Not ten. Not endless analysis. Three.
You can work to change what’s happening.
You can remove yourself from it.
Or you can accept it.
That’s it.
Working to change the situation
Sometimes the moment calls for action.
You say the thing that hasn’t been said.
You set a boundary that has been overdue.
You ask for something different.
You try to repair, clarify, or shift a pattern.
You envision a better version of what is, and you work to make that vision real.
This path might ask something of you. Energy. Risk. Vulnerability.
It also assumes something important: that change is actually possible here.
Not guaranteed. But possible.
Removing yourself from the situation
Sometimes the work is not to push harder, but to step back.
You leave the conversation.
You take space.
You decide not to engage in a dynamic that keeps repeating itself.
Maybe you exit the relationship.
This may look like avoidance, but it need not be. It can be discernment. A way of saying, this is no longer a healthy place for me to be.
There are situations where your presence is the thing that keeps the cycle going.
There are situations where the cost of staying outweighs what is being asked of you.
Stepping away, in those moments, is a form of compassion for self or other.
Accepting it
And then there are moments where neither change nor exit is available.

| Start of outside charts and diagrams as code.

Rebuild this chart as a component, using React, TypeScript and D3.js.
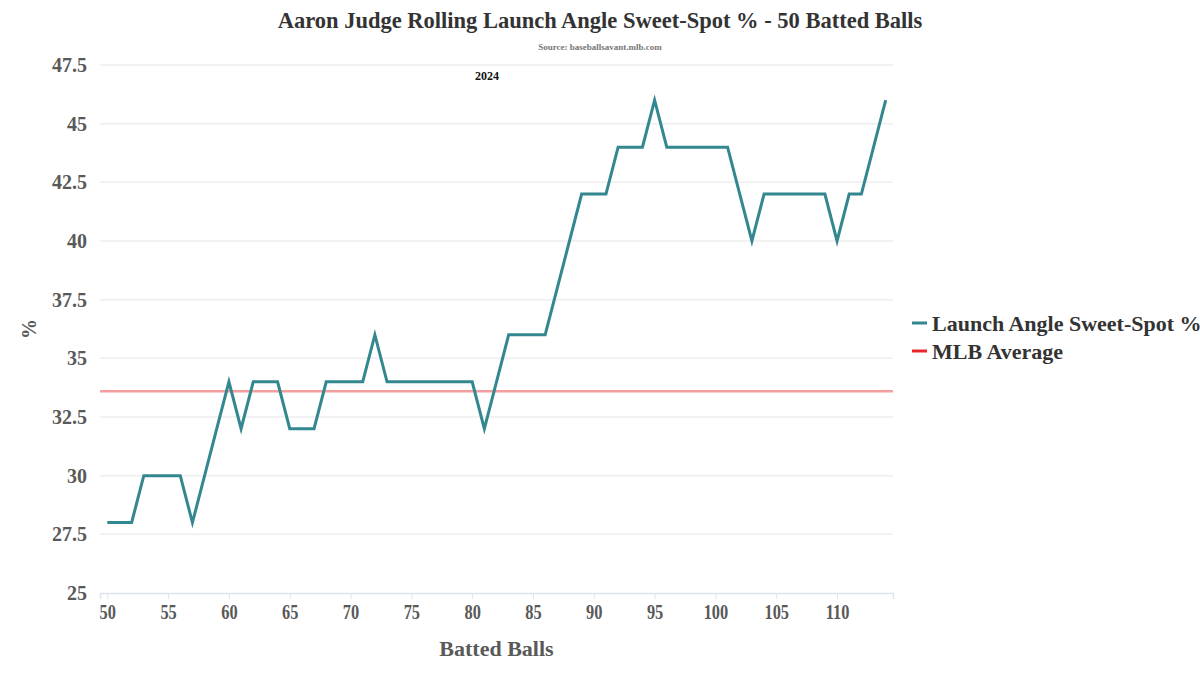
import { axisBottom, axisLeft, line, scaleLinear, select } from 'd3';
import { useEffect, useRef } from 'react';

const battedBalls = [
  50, 51, 52, 53, 54, 55, 56, 57, 58, 59, 60, 61, 62, 63, 64, 65, 66, 67, 68, 69, 70, 71, 72, 73, 74, 75, 76, 77, 78, 79, 80, 81,
  82, 83, 84, 85, 86, 87, 88, 89, 90, 91, 92, 93, 94, 95, 96, 97, 98, 99, 100, 101, 102, 103, 104, 105, 106, 107, 108, 109, 110,
  111, 112, 113, 114,
];
const sweetSpot = [
  28, 28, 28, 30, 30, 30, 30, 28, 30, 32, 34, 32, 34, 34, 34, 32, 32, 32, 34, 34, 34, 34, 36, 34, 34, 34, 34, 34, 34, 34, 34, 32,
  34, 36, 36, 36, 36, 38, 40, 42, 42, 42, 44, 44, 44, 46, 44, 44, 44, 44, 44, 44, 42, 40, 42, 42, 42, 42, 42, 42, 40,
  42, 42, 44, 46,
];
const mlbAverage = 33.6;
const xTicks = [50, 55, 60, 65, 70, 75, 80, 85, 90, 95, 100, 105, 110];
const yTicks = [25, 27.5, 30, 32.5, 35, 37.5, 40, 42.5, 45, 47.5];
const legendItems = [
  { label: 'Launch Angle Sweet-Spot %', color: '#33878e' },
  { label: 'MLB Average', color: '#e8262b' },
];

const serif = '"Liberation Serif", "DejaVu Serif", serif';

export default function App() {
  const width = 1200;
  const height = 675;
  const margin = { top: 65, bottom: 82, left: 100, right: 307 };
  const gx = useRef(null);
  const gy = useRef(null);

  const xScale = scaleLinear()
    .domain([49.4, 114.6])
    .range([margin.left, width - margin.right]);
  const yScale = scaleLinear()
    .domain([25, 47.5])
    .range([height - margin.bottom, margin.top]);

  const data = battedBalls.map((b, i) => ({ b, v: sweetSpot[i] }));
  const lineGenerator = line<{ b: number; v: number }>()
    .x((d) => xScale(d.b))
    .y((d) => yScale(d.v));

  useEffect(() => {
    const g = select(gx.current);
    g.call(axisBottom(xScale).tickValues(xTicks).tickSize(6).tickPadding(5));
    g.select('.domain').attr('stroke', '#dce3f0').attr('stroke-width', 1.5);
    g.selectAll('.tick line').attr('stroke', '#dce3f0');
    g.selectAll('.tick text')
      .attr('fill', '#595959')
      .attr('transform', 'scale(0.78,1)')
      .style('font-family', serif)
      .style('font-weight', 'bold')
      .style('font-size', '21px');
  }, []);

  useEffect(() => {
    const g = select(gy.current);
    g.call(
      axisLeft(yScale)
        .tickValues(yTicks)
        .tickSize(0)
        .tickPadding(13)
        .tickFormat((d) => String(d)),
    );
    g.select('.domain').remove();
    g.selectAll('.tick text')
      .attr('fill', '#595959')
      .style('font-family', serif)
      .style('font-weight', 'bold')
      .style('font-size', '20px');
  }, []);

  return (
    <svg
      width={width}
      height={height}
      style={{ position: 'absolute', left: 0, top: 0, background: '#fff' }}>
      <text
        x={600}
        y={28}
        textAnchor='middle'
        fill='#333'
        style={{ fontFamily: serif, fontWeight: 'bold', fontSize: 22.5 }}>
        Aaron Judge Rolling Launch Angle Sweet-Spot % - 50 Batted Balls
      </text>
      <text
        x={600}
        y={50}
        textAnchor='middle'
        fill='#777'
        style={{ fontFamily: serif, fontWeight: 'bold', fontSize: 9 }}>
        Source: baseballsavant.mlb.com
      </text>
      <g>
        {yTicks
          .filter((t) => t > 25)
          .map((t) => (
            <line
              key={t}
              x1={margin.left}
              x2={width - margin.right}
              y1={yScale(t)}
              y2={yScale(t)}
              stroke='#eeeeee'
              strokeWidth={1.5}
            />
          ))}
      </g>
      <text
        x={487}
        y={80}
        textAnchor='middle'
        fill='#111'
        style={{ fontFamily: serif, fontWeight: 'bold', fontSize: 12 }}>
        2024
      </text>
      <line
        x1={margin.left}
        x2={width - margin.right}
        y1={yScale(mlbAverage)}
        y2={yScale(mlbAverage)}
        stroke='#e8262b'
        strokeOpacity={0.45}
        strokeWidth={2.5}
      />
      <path
        d={lineGenerator(data) ?? ''}
        fill='none'
        stroke='#33878e'
        strokeWidth={3}
        strokeLinejoin='miter'
      />
      <g
        ref={gy}
        transform={`translate(${margin.left}, 0)`}></g>
      <g
        ref={gx}
        transform={`translate(0, ${height - margin.bottom})`}></g>
      <text
        transform={`translate(36, ${(margin.top + height - margin.bottom) / 2}) rotate(-90)`}
        textAnchor='middle'
        fill='#595959'
        style={{ fontFamily: serif, fontWeight: 'bold', fontSize: 20 }}>
        %
      </text>
      <text
        x={(margin.left + width - margin.right) / 2}
        y={656}
        textAnchor='middle'
        fill='#595959'
        style={{ fontFamily: serif, fontWeight: 'bold', fontSize: 22 }}>
        Batted Balls
      </text>
      <g transform='translate(912, 323)'>
        {legendItems.map((item, i) => (
          <g
            key={item.label}
            transform={`translate(0, ${i * 28})`}>
            <line
              x1={0}
              x2={15}
              y1={0}
              y2={0}
              stroke={item.color}
              strokeWidth={3}
            />
            <text
              x={20}
              y={7.5}
              fill='#333'
              style={{ fontFamily: serif, fontWeight: 'bold', fontSize: 22 }}>
              {item.label}
            </text>
          </g>
        ))}
      </g>
    </svg>
  );
}
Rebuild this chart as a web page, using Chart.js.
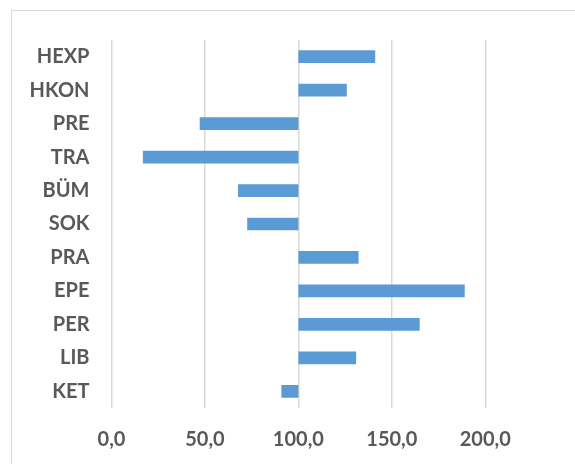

This is where we tend to get stuck.
Acceptance is often misunderstood. It is not approval. It's not tolerance or resignation. It's not agreement. It's not giving up.
It's the quiet act of acknowledging this is what is happening right now. But without the added layer of fighting it.
Something in you may still wish it were different or better. That’s natural. And that's where working to change it comes in. You can do both at once. You can accept it is while working to shape it.
But the struggle eases up when you stop insisting that it must be different right now, in this moment. You stop saying I don't like this, it shouldn't be this way, it's not fair. You stop resisting what is.
Paradoxically, this is often where suffering decreases the most.
The deeper work
The skill is not just knowing these three options.
It is learning to recognize which one is actually available.
Distress arises when we mismatch the response to the reality.
We try to change something that isn’t within our control.
We stay in something we need to step away from.
We run from something that cannot be avoided.
Mindfulness helps here.
Not necessarily as a coping strategy, but as a way of gaining clarity.
What is actually happening?
What is within reach?
What is not?
From that place, choice becomes more deliberate. Less reactive.
That's the beginning of something new.